● **Listing**
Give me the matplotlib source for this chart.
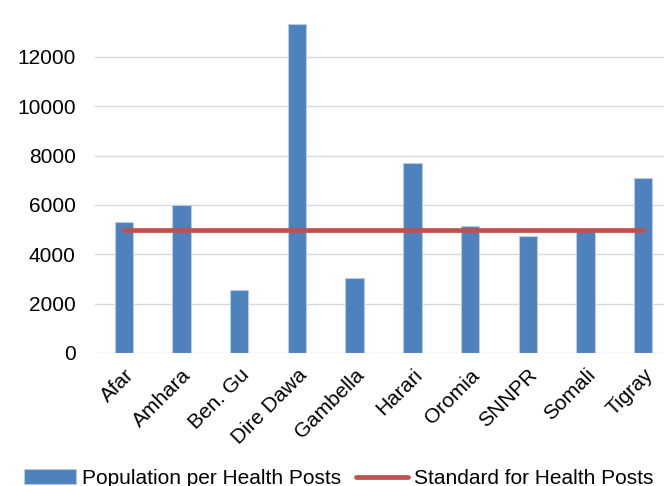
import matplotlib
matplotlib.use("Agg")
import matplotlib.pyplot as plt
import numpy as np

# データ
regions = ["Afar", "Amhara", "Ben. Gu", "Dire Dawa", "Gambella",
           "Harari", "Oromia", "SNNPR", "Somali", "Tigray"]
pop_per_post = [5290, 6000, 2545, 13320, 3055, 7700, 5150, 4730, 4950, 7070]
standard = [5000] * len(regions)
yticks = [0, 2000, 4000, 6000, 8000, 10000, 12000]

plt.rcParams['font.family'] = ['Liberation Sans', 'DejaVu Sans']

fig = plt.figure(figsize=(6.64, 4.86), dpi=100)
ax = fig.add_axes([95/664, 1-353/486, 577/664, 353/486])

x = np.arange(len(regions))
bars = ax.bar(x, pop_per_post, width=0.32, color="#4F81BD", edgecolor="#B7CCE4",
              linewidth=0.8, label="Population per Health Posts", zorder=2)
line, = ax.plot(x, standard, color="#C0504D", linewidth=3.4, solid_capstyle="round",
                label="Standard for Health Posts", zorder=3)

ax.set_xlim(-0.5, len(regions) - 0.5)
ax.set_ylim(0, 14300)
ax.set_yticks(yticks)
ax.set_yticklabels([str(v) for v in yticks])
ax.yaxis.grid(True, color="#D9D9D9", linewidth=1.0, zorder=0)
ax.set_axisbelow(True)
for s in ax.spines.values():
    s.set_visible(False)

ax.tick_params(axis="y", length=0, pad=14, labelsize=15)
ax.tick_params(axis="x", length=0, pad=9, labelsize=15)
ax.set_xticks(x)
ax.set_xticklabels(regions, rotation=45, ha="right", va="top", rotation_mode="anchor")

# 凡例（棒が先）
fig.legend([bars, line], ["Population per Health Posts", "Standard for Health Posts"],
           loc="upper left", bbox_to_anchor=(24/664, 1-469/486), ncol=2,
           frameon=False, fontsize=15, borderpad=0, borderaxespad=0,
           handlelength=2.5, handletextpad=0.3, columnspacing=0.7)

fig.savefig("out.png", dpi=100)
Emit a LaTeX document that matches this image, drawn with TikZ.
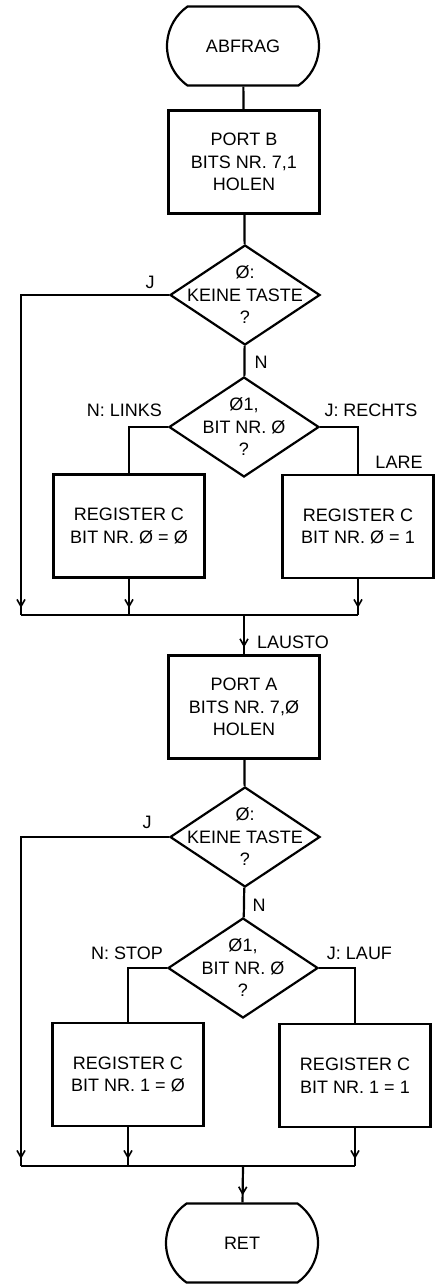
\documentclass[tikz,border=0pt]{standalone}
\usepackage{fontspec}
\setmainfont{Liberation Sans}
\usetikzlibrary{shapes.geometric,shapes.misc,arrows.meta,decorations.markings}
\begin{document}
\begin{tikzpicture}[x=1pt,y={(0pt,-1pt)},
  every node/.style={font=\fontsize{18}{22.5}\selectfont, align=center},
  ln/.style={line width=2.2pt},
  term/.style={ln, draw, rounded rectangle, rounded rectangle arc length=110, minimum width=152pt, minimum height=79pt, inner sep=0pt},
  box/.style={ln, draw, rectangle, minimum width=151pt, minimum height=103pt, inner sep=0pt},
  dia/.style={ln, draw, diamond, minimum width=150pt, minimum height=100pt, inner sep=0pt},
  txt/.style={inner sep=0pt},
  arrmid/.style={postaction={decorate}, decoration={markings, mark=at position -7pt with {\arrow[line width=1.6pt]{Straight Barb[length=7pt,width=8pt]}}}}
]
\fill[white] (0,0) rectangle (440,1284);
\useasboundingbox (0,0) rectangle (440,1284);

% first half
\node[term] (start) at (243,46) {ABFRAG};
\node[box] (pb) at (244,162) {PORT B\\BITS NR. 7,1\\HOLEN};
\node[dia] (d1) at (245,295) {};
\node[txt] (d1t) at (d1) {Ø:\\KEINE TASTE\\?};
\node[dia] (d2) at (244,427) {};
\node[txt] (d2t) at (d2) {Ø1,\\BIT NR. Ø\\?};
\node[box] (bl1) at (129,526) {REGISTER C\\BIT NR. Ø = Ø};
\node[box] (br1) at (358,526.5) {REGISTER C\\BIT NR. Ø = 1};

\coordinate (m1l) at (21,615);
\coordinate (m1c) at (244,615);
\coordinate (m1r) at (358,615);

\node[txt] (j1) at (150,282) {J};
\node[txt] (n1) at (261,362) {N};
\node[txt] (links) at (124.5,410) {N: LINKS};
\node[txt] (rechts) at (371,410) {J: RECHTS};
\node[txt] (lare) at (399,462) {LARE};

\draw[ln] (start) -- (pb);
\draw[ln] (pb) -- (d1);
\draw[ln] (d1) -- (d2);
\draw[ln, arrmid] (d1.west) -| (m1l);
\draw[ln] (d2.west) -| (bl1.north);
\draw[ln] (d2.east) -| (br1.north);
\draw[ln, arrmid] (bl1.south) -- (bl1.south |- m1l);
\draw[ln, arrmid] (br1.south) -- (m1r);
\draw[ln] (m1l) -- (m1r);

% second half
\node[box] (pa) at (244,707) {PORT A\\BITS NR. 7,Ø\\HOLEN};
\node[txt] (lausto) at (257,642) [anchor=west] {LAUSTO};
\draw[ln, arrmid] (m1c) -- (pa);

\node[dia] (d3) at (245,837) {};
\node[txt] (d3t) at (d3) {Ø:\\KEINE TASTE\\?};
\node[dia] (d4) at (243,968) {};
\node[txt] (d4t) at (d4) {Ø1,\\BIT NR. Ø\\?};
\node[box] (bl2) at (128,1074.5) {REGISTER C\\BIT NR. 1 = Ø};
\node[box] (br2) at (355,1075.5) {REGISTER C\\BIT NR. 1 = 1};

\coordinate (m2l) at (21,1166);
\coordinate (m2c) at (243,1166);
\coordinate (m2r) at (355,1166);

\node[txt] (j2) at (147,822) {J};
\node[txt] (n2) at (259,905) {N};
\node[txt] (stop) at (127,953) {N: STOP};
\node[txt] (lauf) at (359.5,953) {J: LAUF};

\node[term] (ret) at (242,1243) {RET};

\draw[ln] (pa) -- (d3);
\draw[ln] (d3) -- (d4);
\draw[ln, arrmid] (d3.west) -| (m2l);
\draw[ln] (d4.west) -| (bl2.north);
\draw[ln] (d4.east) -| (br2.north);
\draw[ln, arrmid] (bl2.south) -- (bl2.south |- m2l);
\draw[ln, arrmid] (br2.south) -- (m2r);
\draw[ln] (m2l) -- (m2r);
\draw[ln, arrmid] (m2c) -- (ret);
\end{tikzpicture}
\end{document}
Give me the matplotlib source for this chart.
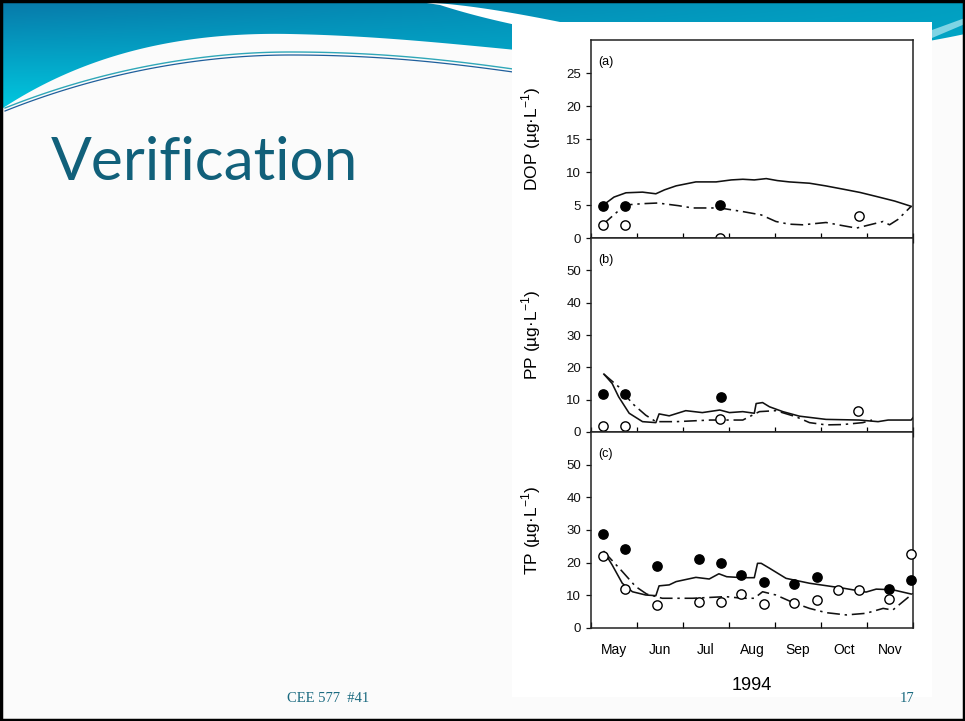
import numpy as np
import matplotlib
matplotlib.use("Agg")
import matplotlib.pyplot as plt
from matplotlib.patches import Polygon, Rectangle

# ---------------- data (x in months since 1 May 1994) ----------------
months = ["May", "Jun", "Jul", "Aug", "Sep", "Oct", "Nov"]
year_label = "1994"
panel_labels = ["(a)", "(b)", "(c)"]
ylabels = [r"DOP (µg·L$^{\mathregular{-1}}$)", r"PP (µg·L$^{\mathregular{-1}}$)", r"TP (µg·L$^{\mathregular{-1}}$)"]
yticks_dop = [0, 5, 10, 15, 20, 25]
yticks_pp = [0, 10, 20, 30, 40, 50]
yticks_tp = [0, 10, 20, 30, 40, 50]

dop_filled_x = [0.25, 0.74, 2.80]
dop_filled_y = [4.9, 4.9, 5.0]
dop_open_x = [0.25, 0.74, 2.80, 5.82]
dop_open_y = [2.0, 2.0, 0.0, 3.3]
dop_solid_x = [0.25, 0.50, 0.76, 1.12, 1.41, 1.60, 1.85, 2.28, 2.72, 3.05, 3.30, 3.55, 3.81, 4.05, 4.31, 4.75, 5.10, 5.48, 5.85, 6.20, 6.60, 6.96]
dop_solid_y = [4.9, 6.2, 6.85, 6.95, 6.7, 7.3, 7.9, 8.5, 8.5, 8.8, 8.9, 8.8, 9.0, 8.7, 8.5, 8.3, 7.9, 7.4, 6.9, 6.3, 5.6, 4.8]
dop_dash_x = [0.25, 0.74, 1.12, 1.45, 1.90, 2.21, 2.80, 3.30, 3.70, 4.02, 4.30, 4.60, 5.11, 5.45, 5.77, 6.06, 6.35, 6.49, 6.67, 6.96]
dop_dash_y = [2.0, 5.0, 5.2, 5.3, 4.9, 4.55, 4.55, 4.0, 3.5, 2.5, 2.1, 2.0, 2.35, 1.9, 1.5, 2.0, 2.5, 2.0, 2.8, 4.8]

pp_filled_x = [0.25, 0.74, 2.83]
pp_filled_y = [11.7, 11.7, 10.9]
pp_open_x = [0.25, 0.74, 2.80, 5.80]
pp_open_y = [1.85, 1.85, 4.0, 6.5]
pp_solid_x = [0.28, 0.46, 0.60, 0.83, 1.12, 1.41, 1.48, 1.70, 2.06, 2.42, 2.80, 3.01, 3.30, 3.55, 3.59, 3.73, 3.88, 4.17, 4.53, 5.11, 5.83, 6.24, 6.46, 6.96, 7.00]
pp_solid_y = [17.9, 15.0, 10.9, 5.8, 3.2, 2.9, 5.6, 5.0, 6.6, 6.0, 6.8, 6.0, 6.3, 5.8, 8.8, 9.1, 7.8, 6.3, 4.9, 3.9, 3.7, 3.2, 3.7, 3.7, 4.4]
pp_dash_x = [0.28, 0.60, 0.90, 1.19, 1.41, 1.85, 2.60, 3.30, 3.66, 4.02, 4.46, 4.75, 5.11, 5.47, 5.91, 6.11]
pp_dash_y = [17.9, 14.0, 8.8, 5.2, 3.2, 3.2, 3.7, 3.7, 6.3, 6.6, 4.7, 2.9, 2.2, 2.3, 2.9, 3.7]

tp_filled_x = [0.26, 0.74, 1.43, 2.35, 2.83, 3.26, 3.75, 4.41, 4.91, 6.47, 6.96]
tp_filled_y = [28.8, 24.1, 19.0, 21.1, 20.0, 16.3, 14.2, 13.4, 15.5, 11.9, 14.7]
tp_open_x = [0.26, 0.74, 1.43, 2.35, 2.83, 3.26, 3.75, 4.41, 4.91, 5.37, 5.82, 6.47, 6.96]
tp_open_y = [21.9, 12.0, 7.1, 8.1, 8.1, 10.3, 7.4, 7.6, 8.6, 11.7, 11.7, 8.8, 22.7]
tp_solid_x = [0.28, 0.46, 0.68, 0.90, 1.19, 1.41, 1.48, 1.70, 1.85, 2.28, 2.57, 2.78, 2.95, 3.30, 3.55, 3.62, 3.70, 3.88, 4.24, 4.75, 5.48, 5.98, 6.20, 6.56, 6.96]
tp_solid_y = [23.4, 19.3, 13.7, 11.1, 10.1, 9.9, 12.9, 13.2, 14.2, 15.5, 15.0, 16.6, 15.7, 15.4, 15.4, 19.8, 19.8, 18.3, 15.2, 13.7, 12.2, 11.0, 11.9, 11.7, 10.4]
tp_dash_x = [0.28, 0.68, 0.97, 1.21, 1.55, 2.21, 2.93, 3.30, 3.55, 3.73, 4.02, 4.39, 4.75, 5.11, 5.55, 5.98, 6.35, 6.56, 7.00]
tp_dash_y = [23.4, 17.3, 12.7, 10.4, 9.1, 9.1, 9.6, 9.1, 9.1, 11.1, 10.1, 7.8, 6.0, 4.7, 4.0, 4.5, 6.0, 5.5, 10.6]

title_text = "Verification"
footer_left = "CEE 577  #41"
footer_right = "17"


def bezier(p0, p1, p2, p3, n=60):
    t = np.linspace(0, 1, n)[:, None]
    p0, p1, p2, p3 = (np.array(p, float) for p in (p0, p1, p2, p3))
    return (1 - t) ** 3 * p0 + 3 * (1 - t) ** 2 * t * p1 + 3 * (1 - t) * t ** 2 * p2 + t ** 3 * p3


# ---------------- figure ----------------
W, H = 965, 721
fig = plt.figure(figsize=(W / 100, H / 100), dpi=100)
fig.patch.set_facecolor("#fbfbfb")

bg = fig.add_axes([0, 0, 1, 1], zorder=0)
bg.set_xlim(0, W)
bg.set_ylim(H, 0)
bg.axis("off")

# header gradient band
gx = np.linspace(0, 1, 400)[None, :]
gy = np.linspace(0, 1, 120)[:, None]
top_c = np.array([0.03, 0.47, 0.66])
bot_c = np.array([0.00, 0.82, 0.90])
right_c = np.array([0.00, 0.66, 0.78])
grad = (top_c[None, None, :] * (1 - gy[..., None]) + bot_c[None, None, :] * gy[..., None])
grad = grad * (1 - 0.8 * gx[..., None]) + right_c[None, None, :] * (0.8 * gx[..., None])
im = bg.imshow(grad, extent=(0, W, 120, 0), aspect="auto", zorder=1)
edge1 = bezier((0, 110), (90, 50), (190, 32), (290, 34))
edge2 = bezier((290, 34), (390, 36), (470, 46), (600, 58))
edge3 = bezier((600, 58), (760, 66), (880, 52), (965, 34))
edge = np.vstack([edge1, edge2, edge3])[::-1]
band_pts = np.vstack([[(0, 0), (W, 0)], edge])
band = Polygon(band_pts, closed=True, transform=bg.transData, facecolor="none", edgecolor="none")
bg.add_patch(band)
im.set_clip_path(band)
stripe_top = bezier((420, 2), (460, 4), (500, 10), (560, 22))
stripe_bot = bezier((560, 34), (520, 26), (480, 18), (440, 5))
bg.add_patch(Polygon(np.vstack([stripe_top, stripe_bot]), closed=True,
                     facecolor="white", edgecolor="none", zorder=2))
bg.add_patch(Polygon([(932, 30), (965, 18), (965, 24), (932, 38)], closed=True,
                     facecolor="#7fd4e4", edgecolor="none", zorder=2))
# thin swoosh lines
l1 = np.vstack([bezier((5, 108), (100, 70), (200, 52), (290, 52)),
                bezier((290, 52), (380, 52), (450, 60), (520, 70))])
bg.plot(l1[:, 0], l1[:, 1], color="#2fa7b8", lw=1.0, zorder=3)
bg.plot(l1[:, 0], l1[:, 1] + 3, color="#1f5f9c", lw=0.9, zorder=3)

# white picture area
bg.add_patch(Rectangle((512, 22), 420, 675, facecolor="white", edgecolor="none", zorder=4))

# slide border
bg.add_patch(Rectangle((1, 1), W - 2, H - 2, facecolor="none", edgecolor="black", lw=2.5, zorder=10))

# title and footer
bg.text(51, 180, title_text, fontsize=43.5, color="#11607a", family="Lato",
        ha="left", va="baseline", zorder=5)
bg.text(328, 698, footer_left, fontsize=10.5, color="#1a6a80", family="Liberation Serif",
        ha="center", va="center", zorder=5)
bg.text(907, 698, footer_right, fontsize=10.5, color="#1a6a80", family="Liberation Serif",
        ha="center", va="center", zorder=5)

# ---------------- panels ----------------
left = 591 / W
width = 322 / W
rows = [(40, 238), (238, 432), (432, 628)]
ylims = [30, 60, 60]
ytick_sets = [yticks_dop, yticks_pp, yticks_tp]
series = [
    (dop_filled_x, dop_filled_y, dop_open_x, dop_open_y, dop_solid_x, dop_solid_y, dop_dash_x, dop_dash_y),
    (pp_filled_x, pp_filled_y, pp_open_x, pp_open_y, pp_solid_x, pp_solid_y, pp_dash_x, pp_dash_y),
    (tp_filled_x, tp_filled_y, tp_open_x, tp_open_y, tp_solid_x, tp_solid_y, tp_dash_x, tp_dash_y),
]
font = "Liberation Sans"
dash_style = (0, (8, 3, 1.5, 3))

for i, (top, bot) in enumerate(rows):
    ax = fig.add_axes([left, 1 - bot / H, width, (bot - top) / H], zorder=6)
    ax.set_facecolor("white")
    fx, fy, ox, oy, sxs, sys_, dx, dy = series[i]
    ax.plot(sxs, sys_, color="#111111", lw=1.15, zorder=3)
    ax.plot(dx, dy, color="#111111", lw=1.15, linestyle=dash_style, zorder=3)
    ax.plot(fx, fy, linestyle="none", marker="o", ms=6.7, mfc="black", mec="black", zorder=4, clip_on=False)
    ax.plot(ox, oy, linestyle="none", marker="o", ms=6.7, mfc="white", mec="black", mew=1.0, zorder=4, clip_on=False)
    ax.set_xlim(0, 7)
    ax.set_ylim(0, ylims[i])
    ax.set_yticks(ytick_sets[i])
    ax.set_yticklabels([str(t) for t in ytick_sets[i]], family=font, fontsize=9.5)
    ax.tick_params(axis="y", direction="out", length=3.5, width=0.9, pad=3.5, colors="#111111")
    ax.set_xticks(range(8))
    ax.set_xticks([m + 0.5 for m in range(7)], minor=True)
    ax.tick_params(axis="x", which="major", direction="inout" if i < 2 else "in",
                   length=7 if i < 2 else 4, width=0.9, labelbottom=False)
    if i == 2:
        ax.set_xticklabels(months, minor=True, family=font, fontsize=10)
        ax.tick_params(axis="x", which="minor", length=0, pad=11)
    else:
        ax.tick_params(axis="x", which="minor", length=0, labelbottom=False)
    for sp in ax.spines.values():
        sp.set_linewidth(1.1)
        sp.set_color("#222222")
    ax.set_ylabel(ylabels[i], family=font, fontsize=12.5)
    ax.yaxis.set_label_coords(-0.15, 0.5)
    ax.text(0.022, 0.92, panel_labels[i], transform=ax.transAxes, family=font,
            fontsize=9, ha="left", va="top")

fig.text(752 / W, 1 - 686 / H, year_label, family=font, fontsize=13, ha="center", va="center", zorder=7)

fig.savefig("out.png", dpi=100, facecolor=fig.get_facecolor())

● **Exercise goal**
All lines from the start of the entries through the one with "plt.rcParams['font.family'] = ['Liberation" are to be output exactly; omit the pictures.

● **Solution for this exercise**
Give me the matplotlib source for this chart.
import matplotlib
matplotlib.use("Agg")
import matplotlib.pyplot as plt
import numpy as np

# データ
regions = ["Afar", "Amhara", "Ben. Gu", "Dire Dawa", "Gambella",
           "Harari", "Oromia", "SNNPR", "Somali", "Tigray"]
pop_per_post = [5290, 6000, 2545, 13320, 3055, 7700, 5150, 4730, 4950, 7070]
standard = [5000] * len(regions)
yticks = [0, 2000, 4000, 6000, 8000, 10000, 12000]

plt.rcParams['font.family'] = ['Liberation Sans', 'DejaVu Sans']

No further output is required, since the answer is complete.